KCLR 96FM
- Ireland;
- Broadcast area: Counties Carlow & Kilkenny
- Frequencies: 96.0 and 96.6 MHz (Kilkenny); 96.9 (Carlow);

Programming
- Format: AC/talk

History
- First air date: May 2004

Links
- Website: www.kclr96fm.com

= KCLR 96FM =

KCLR 96FM is an Irish radio station which broadcasts to counties Carlow and Kilkenny. It began broadcasting in May 2004.

==Schedule==
KCLR breakfast with John Walsh is a three-hour show from 7am to 10am and continues to be the most popular breakfast show broadcasting to this region.
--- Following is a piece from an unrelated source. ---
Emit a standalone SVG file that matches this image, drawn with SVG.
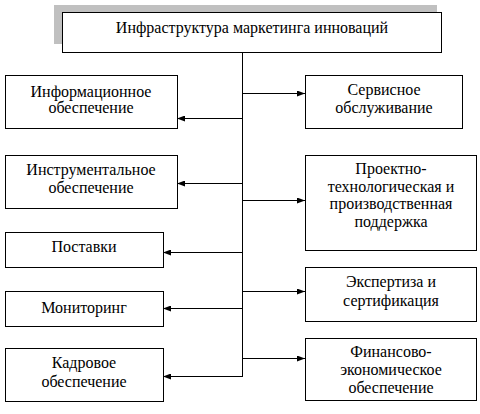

KCLR live is the news and current affairs show which airs from 10am daily covering all local and national issues. The daily lunchtime show is presented by John Keane from 12 to 4pm followed by The Way it is presented by Sue Nunn.

==Ann Phelan incident==
Before the 2016 general election, Labour TD Ann Phelan participated in a live radio debate on the station. While there she got into an argument, saying: "I am just going to give up here now. I came to this debate here tonight, I came in here, I've been completely ignored and I'll tell you now I'm fed up of the whole bloody lot of ye." Then she walked out of the studio. She admitted later that she had "absolutely" lost her temper.